Influence of New Relationships
When people enter a new romantic relationship or form a close bond with someone new, it can be an exciting and engrossing time. They often invest a significant amount of their time and emotional energy into nurturing this new connection. As a result, their existing relationships may take a backseat, sometimes unintentionally. This shift in priorities can make their friends feel neglected or even abandoned, creating a sense of being ‘ghosted’.
Although this is not a deliberate act of severing ties, the impact on the neglected friend can be similar. It’s important to remember that such behavior usually isn’t personal but rather a common occurrence when people navigate new relationships. Understanding this can help mitigate feelings of confusion or hurt.
Fear of Intimacy
Fear of intimacy is a psychological issue where someone finds it difficult to establish close, personal relationships. It stems from a fear of vulnerability and a desire to avoid emotional hurt. If a friendship is becoming more emotionally intimate, a person with this fear may feel overwhelmed and threatened.

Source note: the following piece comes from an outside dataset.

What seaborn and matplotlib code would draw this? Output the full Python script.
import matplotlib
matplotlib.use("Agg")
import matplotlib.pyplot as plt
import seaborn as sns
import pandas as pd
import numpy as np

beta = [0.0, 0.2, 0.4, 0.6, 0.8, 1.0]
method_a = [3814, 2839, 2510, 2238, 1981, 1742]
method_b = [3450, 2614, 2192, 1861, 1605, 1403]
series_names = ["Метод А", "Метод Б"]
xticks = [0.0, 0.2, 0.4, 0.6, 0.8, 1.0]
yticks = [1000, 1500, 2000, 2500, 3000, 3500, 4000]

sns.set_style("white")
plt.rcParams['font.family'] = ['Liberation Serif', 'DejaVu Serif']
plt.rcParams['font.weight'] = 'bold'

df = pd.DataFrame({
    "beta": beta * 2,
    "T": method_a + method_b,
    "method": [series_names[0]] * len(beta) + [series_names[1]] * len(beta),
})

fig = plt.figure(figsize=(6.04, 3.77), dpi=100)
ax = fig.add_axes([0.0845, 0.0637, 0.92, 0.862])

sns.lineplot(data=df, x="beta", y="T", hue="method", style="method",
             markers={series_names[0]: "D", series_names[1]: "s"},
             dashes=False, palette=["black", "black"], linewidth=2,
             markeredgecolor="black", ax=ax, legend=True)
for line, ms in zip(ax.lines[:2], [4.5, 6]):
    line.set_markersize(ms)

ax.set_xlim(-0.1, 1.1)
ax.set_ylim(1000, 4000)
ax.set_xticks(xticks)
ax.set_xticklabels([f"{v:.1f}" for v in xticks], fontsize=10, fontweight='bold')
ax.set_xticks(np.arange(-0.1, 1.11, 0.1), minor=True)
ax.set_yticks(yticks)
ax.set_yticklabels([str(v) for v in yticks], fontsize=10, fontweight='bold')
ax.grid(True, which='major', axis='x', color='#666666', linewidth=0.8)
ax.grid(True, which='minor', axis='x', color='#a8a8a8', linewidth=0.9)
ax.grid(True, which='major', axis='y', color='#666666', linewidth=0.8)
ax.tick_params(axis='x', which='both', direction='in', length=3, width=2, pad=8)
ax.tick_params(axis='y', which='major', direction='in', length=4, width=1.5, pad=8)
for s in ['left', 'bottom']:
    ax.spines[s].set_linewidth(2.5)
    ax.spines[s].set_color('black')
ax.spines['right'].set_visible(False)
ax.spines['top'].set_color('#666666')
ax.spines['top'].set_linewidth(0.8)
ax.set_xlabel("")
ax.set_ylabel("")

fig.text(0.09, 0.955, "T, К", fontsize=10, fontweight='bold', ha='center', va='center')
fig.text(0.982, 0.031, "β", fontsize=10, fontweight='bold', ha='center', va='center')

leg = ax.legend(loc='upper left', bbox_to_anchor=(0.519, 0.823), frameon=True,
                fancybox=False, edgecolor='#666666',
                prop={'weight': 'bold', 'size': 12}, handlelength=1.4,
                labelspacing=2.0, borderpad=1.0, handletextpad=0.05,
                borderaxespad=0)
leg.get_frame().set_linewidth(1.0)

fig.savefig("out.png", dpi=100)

To protect themselves and maintain their emotional boundaries, they might resort to ‘ghosting’ – cutting off communication abruptly without explanation. This allows them to maintain control and avoid the perceived risk of emotional exposure. While this behavior can be hurtful and confusing for the other person, it’s important to understand that it’s driven by fear and self-protection, rather than a reflection of the value of the friendship.
Keep in mind, these explanations are not justifications for ghosting. Open communication about emotions and intentions is always the healthier approach. If you have experienced ghosting, it’s crucial to understand that this behavior is more reflective of the other individual’s difficulties in managing their emotions rather than a fault of your own.